In Mauritania, Baba worked at the U.S. Embassy as the Economic and Commercial Assistant for four and half years. During that time, he was awarded the Meritorious Honor Awards in 2010 and 2011 and the Mission Honor Award in 2012 for his exceptional work ethic and performance. Baba is a University graduate. He earned two Masters Degrees which one was earned in France where he lived for a year.
Why Starting Ethics
Back in his childhood, Baba went to elementary school learning how to read and write in a language that was not his first language. Arabic was the only language that all first, second and third graders had to learn literacy and other age appropriate skills. Literacy in native language was introduced to him when he was nine years old and French when he was 11 years old, since Pulaar was not used or taught in middle and high school.
He struggled a lot to learn the skills he needed early in his childhood because he couldn’t understand Arabic or French; and living with a mom, illiterate in her own native language made his learning struggle even worse.
Teachers were from his own ethnic and language background, and who had the same learning experience were totally dedicated to supporting him and his classmates to overcome these challenges. For Baba, getting lost in a classroom just became a norm in his everyday learning experience. However, the extra support he got outside of regular school classes was key to his successful education.
For many reasons including the lack of English language acquisition, low level of education or even being illiterate, the immigrant parents may assume that the school system is sufficient and is well equipped to guarantee the success of their kids. They feel that they are not needed and don’t have to be involved in their education.

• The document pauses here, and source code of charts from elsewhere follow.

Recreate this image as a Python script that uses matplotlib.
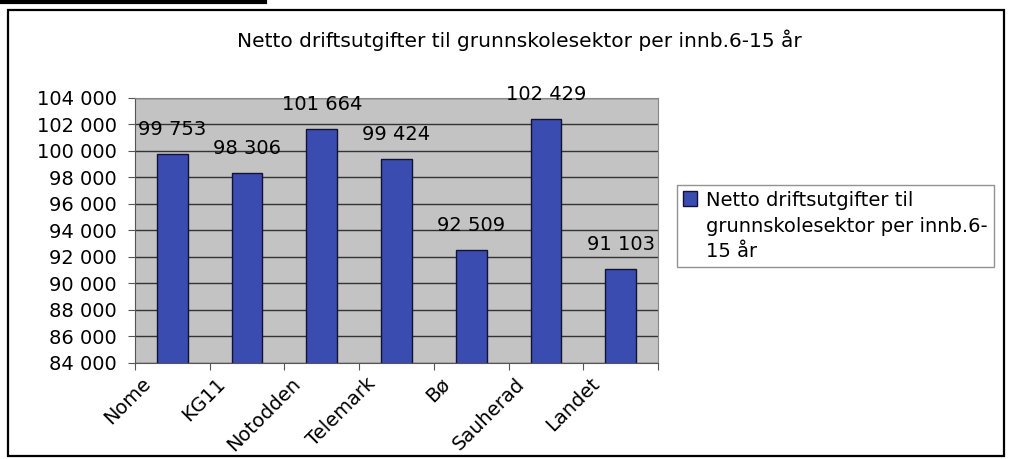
import matplotlib
matplotlib.use("Agg")
import matplotlib.pyplot as plt
import matplotlib.transforms as mtransforms
from matplotlib.patches import Rectangle
from matplotlib.lines import Line2D
from matplotlib.legend_handler import HandlerPatch
from matplotlib.container import BarContainer
import numpy as np

categories = ["Nome", "KG11", "Notodden", "Telemark", "Bø", "Sauherad", "Landet"]
values = [99753, 98306, 101664, 99424, 92509, 102429, 91103]
value_labels = ["99 753", "98 306", "101 664", "99 424", "92 509", "102 429", "91 103"]
yticks = list(range(84000, 104001, 2000))
ytick_labels = [f"{v // 1000} 000" for v in yticks]
title = "Netto driftsutgifter til grunnskolesektor per innb.6-15 år"
legend_label = "Netto driftsutgifter til\ngrunnskolesektor per innb.6-\n15 år"

plt.rcParams['font.family'] = ['DejaVu Sans']

W, H = 1012, 459
fig = plt.figure(figsize=(W / 100, H / 100), dpi=100)
fig.patch.set_facecolor("white")

def fx(px):
    return px / W

def fy(py):
    return 1 - py / H

# outer frame
fig.add_artist(Rectangle((fx(8), fy(456)), fx(1004) - fx(8), fy(10) - fy(456),
                         transform=fig.transFigure, fill=False, edgecolor="black", lw=1.6))
fig.add_artist(Line2D([0, fx(265)], [fy(1.5), fy(1.5)], transform=fig.transFigure,
                      color="black", lw=3))

left, right, top, bottom = 135, 658, 98, 363
ax = fig.add_axes([fx(left), fy(bottom), fx(right) - fx(left), fy(top) - fy(bottom)])
ax.set_facecolor("#C3C3C3")

x = np.arange(len(categories))
ax.bar(x, values, width=0.41, color="#3B4CB0", edgecolor="#111133", linewidth=1.0,
       zorder=3, label=legend_label)
for xi, v, lab in zip(x, values, value_labels):
    ax.annotate(lab, (xi, v), xytext=(0, 15), textcoords="offset pixels",
                ha="center", va="bottom", fontsize=14, color="black", zorder=4)

ax.set_xlim(-0.5, len(categories) - 0.5)
ax.set_ylim(84000, 104000)
ax.set_yticks(yticks)
ax.set_yticklabels(ytick_labels, fontsize=14)
ax.yaxis.grid(True, color="#333333", lw=1.0, zorder=1)

ax.set_xticks(np.arange(len(categories) + 1) - 0.5)
ax.set_xticklabels([])
ax.set_xticks(x, minor=True)
ax.set_xticklabels(categories, minor=True, rotation=45, ha="right",
                   rotation_mode="anchor", fontsize=14)
ax.tick_params(axis="x", which="minor", length=0, pad=8)
ax.tick_params(axis="x", which="major", length=5, color="#555555")
ax.tick_params(axis="y", length=5, color="#555555", pad=8)
offset = mtransforms.ScaledTranslation(-31 / 100, 0, fig.dpi_scale_trans)
for lbl in ax.get_xticklabels(minor=True):
    lbl.set_transform(lbl.get_transform() + offset)

for s in ["top", "right"]:
    ax.spines[s].set_color("#888888")
for s in ["left", "bottom"]:
    ax.spines[s].set_color("#555555")

fig.text(fx(519), fy(40), title, ha="center", va="center", fontsize=14.5)


def top_square(legend, orig_handle, xdescent, ydescent, width, height, fontsize):
    return Rectangle((-xdescent, -ydescent + fontsize * 1.45), width, height)


def from_first_bar(legend_handle, orig_handle):
    legend_handle.update_from(orig_handle.patches[0])


leg = fig.legend(loc="upper left", bbox_to_anchor=(fx(677), fy(185)),
                 bbox_transform=fig.transFigure, fontsize=14, frameon=True,
                 fancybox=False, edgecolor="#777777", handlelength=0.75,
                 handleheight=0.75, handletextpad=0.45, borderpad=0.3,
                 labelspacing=0.1, borderaxespad=0,
                 handler_map={BarContainer: HandlerPatch(patch_func=top_square,
                                                         update_func=from_first_bar)})
leg.get_frame().set_linewidth(1.0)
for t in leg.get_texts():
    t.set_linespacing(1.45)

fig.savefig("out.png", dpi=100)
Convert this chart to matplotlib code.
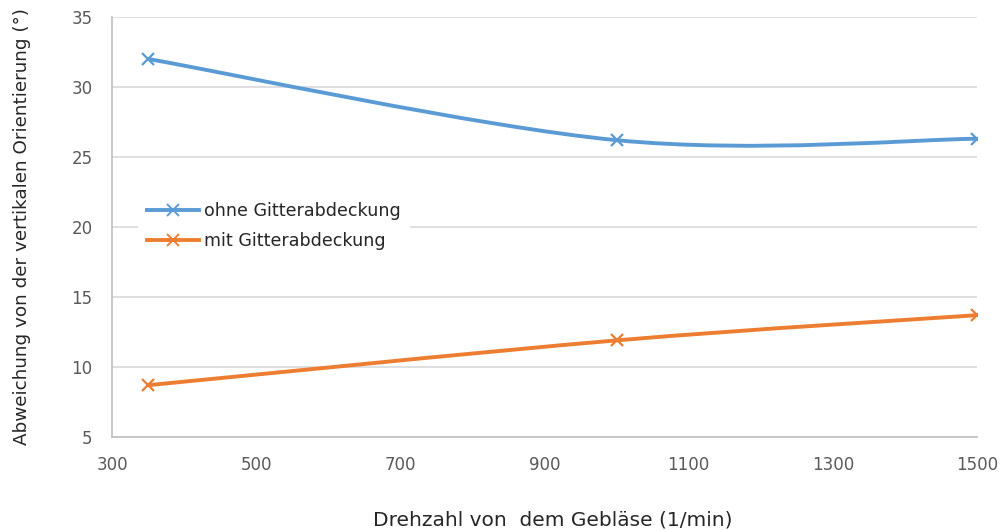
import numpy as np
import matplotlib.pyplot as plt
from matplotlib.path import Path
from matplotlib.patches import PathPatch
from matplotlib.lines import Line2D

# data
drehzahl = [350, 1000, 1500]
ohne_gitter = [32.0, 26.2, 26.3]
mit_gitter = [8.7, 11.9, 13.7]
x_ticks = [300, 500, 700, 900, 1100, 1300, 1500]
y_ticks = [5, 10, 15, 20, 25, 30, 35]

BLUE = '#5B9BD5'
ORANGE = '#ED7D31'
GRAY = '#595959'

plt.rcParams['font.family'] = ['DejaVu Sans']


def smooth_path(xs, ys):
    """Excel-like smoothed line as cubic bezier path"""
    pts = np.column_stack([xs, ys]).astype(float)
    ext = np.vstack([pts[0], pts, pts[-1]])
    verts = [pts[0]]
    codes = [Path.MOVETO]
    for i in range(len(pts) - 1):
        p0, p1, p2, p3 = ext[i], ext[i + 1], ext[i + 2], ext[i + 3]
        c1 = p1 + (p2 - p0) / 6
        c2 = p2 - (p3 - p1) / 6
        verts += [c1, c2, p2]
        codes += [Path.CURVE4] * 3
    return Path(verts, codes)


fig = plt.figure(figsize=(10.03, 5.3), dpi=100)
ax = fig.add_axes([0.1117, 0.1755, 0.8624, 0.7925])

for ys, color in [(ohne_gitter, BLUE), (mit_gitter, ORANGE)]:
    patch = PathPatch(smooth_path(drehzahl, ys), facecolor='none',
                      edgecolor=color, lw=2.8, capstyle='round', zorder=3)
    ax.add_patch(patch)
    ax.plot(drehzahl, ys, ls='none', marker='x', ms=9, mew=1.6,
            color=color, zorder=4)

ax.set_xlim(300, 1500)
ax.set_ylim(5, 35)
ax.set_xticks(x_ticks)
ax.set_yticks(y_ticks)
ax.grid(axis='y', color='#D9D9D9', lw=1.2)
ax.set_axisbelow(True)
for side in ['top', 'right']:
    ax.spines[side].set_visible(False)
for side in ['left', 'bottom']:
    ax.spines[side].set_color('#BFBFBF')
    ax.spines[side].set_linewidth(1.2)
ax.tick_params(length=0, labelsize=12, labelcolor=GRAY, pad=14)

ax.set_xlabel('Drehzahl von  dem Gebläse (1/min)', fontsize=14.5,
              color='#262626')
ax.xaxis.set_label_coords(0.509, -0.175)
ax.set_ylabel('Abweichung von der vertikalen Orientierung (°)', fontsize=13.2,
              color='#262626', labelpad=29)

handles = [
    Line2D([], [], color=BLUE, lw=2.8, marker='x', ms=8, mew=1.4),
    Line2D([], [], color=ORANGE, lw=2.8, marker='x', ms=8, mew=1.4),
]
leg = ax.legend(handles, ['ohne Gitterabdeckung', 'mit Gitterabdeckung'],
                loc='upper left', bbox_to_anchor=(0.03, 0.58), borderaxespad=0,
                fontsize=12.6, frameon=True, fancybox=False, framealpha=1,
                edgecolor='none', handlelength=3, handletextpad=0.3,
                labelspacing=0.7, borderpad=0.5)
for t in leg.get_texts():
    t.set_color('#262626')

fig.savefig('out.png', dpi=100)
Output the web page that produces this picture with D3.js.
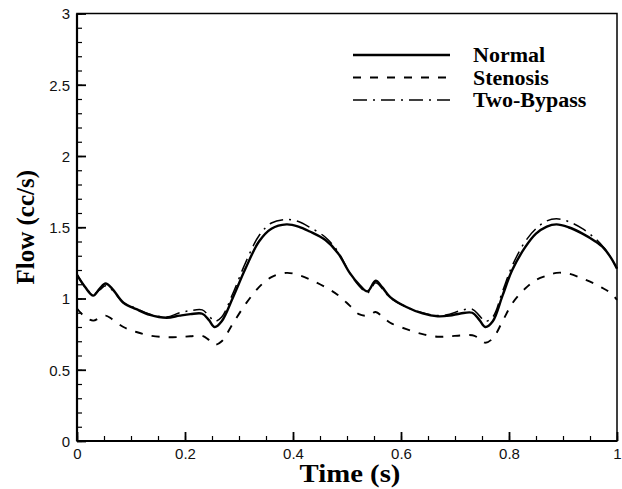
<!DOCTYPE html>
<html>
<head>
<meta charset="utf-8">
<script src="https://cdn.jsdelivr.net/npm/d3@7"></script>
<style>
  body { margin: 0; background: #fff; }
  svg { display: block; }
</style>
</head>
<body>
<div id="root"></div>
<script>
// data
const time = [0, 0.015, 0.03, 0.042, 0.053, 0.065, 0.086, 0.11, 0.135, 0.166,
	0.19, 0.21, 0.232, 0.244, 0.255, 0.268, 0.288, 0.312, 0.337, 0.36,
	0.388, 0.41, 0.431, 0.46, 0.483, 0.505, 0.522, 0.538, 0.553, 0.565,
	0.58, 0.61, 0.64, 0.668, 0.69, 0.71, 0.732, 0.745, 0.756, 0.77,
	0.788, 0.806, 0.83, 0.85, 0.87, 0.888, 0.91, 0.936, 0.96, 0.975, 0.988, 1.0];

const normal = [1.165, 1.08, 1.02, 1.07, 1.105, 1.07, 0.97, 0.925, 0.885, 0.865,
	0.88, 0.89, 0.893, 0.85, 0.80, 0.84, 1.00, 1.21, 1.40, 1.49,
	1.52, 1.505, 1.47, 1.41, 1.32, 1.18, 1.10, 1.05, 1.125, 1.08,
	1.01, 0.94, 0.895, 0.875, 0.88, 0.895, 0.90, 0.85, 0.80, 0.84,
	1.02, 1.20, 1.36, 1.455, 1.505, 1.52, 1.50, 1.455, 1.40, 1.355, 1.29, 1.21];

const stenosis = [0.93, 0.87, 0.845, 0.865, 0.88, 0.855, 0.80, 0.765, 0.74, 0.728,
	0.73, 0.735, 0.738, 0.71, 0.675, 0.70, 0.82, 0.96, 1.08, 1.15,
	1.18, 1.165, 1.135, 1.08, 1.025, 0.95, 0.89, 0.88, 0.905, 0.875,
	0.83, 0.785, 0.75, 0.732, 0.735, 0.74, 0.742, 0.72, 0.69, 0.72,
	0.84, 0.965, 1.07, 1.13, 1.16, 1.18, 1.175, 1.14, 1.10, 1.07, 1.04, 0.99];

const twoBypass = [1.17, 1.08, 1.03, 1.06, 1.09, 1.06, 0.97, 0.93, 0.89, 0.87,
	0.90, 0.915, 0.92, 0.88, 0.84, 0.87, 1.03, 1.25, 1.44, 1.53,
	1.555, 1.54, 1.50, 1.43, 1.33, 1.18, 1.09, 1.04, 1.11, 1.07,
	1.005, 0.94, 0.90, 0.88, 0.89, 0.915, 0.925, 0.88, 0.84, 0.87,
	1.05, 1.23, 1.40, 1.49, 1.545, 1.56, 1.54, 1.49, 1.42, 1.36, 1.29, 1.21];

const seriesNames = ["Normal", "Stenosis", "Two-Bypass"];
const xTicks = [0, 0.2, 0.4, 0.6, 0.8, 1];
const yTicks = [0, 0.5, 1, 1.5, 2, 2.5, 3];

const width = 622, height = 489;
const plotLeft = 77, plotRight = 617, plotTop = 13.5, plotBottom = 441;
const serif = "'Liberation Serif', 'Times New Roman', serif";
const sans = "'Liberation Sans', Arial, sans-serif";

const svg = d3.select("#root").append("svg")
	.attr("width", width)
	.attr("height", height);

const x = d3.scaleLinear().domain([0, 1]).range([plotLeft, plotRight]);
const y = d3.scaleLinear().domain([0, 3]).range([plotBottom, plotTop]);

// frame (top and right, no ticks)
svg.append("rect")
	.attr("x", plotLeft).attr("y", plotTop)
	.attr("width", plotRight - plotLeft).attr("height", plotBottom - plotTop)
	.attr("fill", "none").attr("stroke", "#000").attr("stroke-width", 1.5);

// minor ticks, drawn inward
const xMinor = d3.range(0, 1.0001, 0.05);
const yMinor = d3.range(0, 3.0001, 0.1);

svg.append("g")
	.attr("transform", `translate(0,${plotBottom})`)
	.call(d3.axisTop(x).tickValues(xMinor).tickSize(5).tickFormat(""))
	.call(g => g.select(".domain").remove())
	.selectAll("line").attr("stroke-width", 1.2);

svg.append("g")
	.attr("transform", `translate(${plotLeft},0)`)
	.call(d3.axisRight(y).tickValues(yMinor).tickSize(5).tickFormat(""))
	.call(g => g.select(".domain").remove())
	.selectAll("line").attr("stroke-width", 1.2);

// major ticks with labels
const xAxis = svg.append("g")
	.attr("transform", `translate(0,${plotBottom})`)
	.call(d3.axisTop(x).tickValues(xTicks).tickSize(9).tickFormat(d3.format("")));
xAxis.select(".domain").remove();
xAxis.selectAll("line").attr("stroke-width", 1.8);
xAxis.selectAll("text")
	.attr("y", 17.5).attr("dy", 0)
	.attr("fill", "#111")
	.style("font-family", sans)
	.style("font-size", "15px");

const yAxis = svg.append("g")
	.attr("transform", `translate(${plotLeft},0)`)
	.call(d3.axisRight(y).tickValues(yTicks).tickSize(9).tickFormat(d3.format("")));
yAxis.select(".domain").remove();
yAxis.selectAll("line").attr("stroke-width", 1.8);
yAxis.selectAll("text")
	.attr("x", -7).attr("dy", "0.35em")
	.attr("text-anchor", "end")
	.attr("fill", "#111")
	.style("font-family", sans)
	.style("font-size", "15px");

// heavier left and bottom axis lines
svg.append("line")
	.attr("x1", plotLeft).attr("x2", plotLeft).attr("y1", plotTop).attr("y2", plotBottom)
	.attr("stroke", "#000").attr("stroke-width", 2.2);
svg.append("line")
	.attr("x1", plotLeft).attr("x2", plotRight).attr("y1", plotBottom).attr("y2", plotBottom)
	.attr("stroke", "#000").attr("stroke-width", 2.2);

// curves
const styles = {
	"Normal": { width: 2.4, dash: null },
	"Stenosis": { width: 1.9, dash: "8,9" },
	"Two-Bypass": { width: 1.5, dash: "14,6,2,6" }
};
const values = { "Normal": normal, "Stenosis": stenosis, "Two-Bypass": twoBypass };

const line = d3.line()
	.x(d => x(d[0]))
	.y(d => y(d[1]))
	.curve(d3.curveCatmullRom.alpha(0.5));

seriesNames.forEach(name => {
	svg.append("path")
		.datum(time.map((t, i) => [t, values[name][i]]))
		.attr("d", line)
		.attr("fill", "none")
		.attr("stroke", "#000")
		.attr("stroke-width", styles[name].width)
		.attr("stroke-dasharray", styles[name].dash);
});

// legend
const legend = svg.append("g");
seriesNames.forEach((name, i) => {
	const ly = 55 + i * 22.5;
	legend.append("line")
		.attr("x1", 353).attr("x2", 450)
		.attr("y1", ly).attr("y2", ly)
		.attr("stroke", "#000")
		.attr("stroke-width", styles[name].width)
		.attr("stroke-dasharray", styles[name].dash);
	legend.append("text")
		.attr("transform", `translate(473,${ly + 7}) scale(1.1,1)`)
		.text(name)
		.style("font-family", serif)
		.style("font-weight", "bold")
		.style("font-size", "20px");
});

// axis titles
svg.append("text")
	.attr("transform", `translate(${(plotLeft + plotRight) / 2 + 3},482) scale(1.15,1)`)
	.attr("text-anchor", "middle")
	.text("Time (s)")
	.style("font-family", serif)
	.style("font-weight", "bold")
	.style("font-size", "25px");

svg.append("text")
	.attr("transform", `translate(34,${(plotTop + plotBottom) / 2}) rotate(-90)`)
	.attr("text-anchor", "middle")
	.text("Flow (cc/s)")
	.style("font-family", serif)
	.style("font-weight", "bold")
	.style("font-size", "25px");
</script>
</body>
</html>
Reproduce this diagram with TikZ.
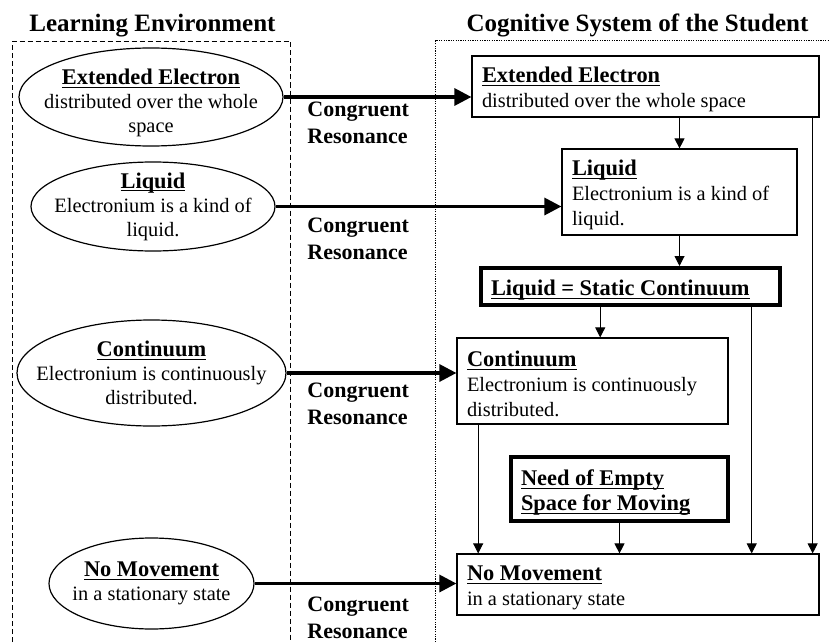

On top of this, the shortage of appropriate resources for English Language Learners in schools and their teachers who themselves are unfamiliar with these student learning styles and cultural background, significantly increases the failure rate of immigrants students in the U.S. public schools.
These are the particular reasons ETHICS wants to help bridge the gabs between immigrant students, school educators and their parents. This program will bring extra tools to this most vulnerable and disadvantaged young population will help boost their learning ability, increase their confidence, and empower them.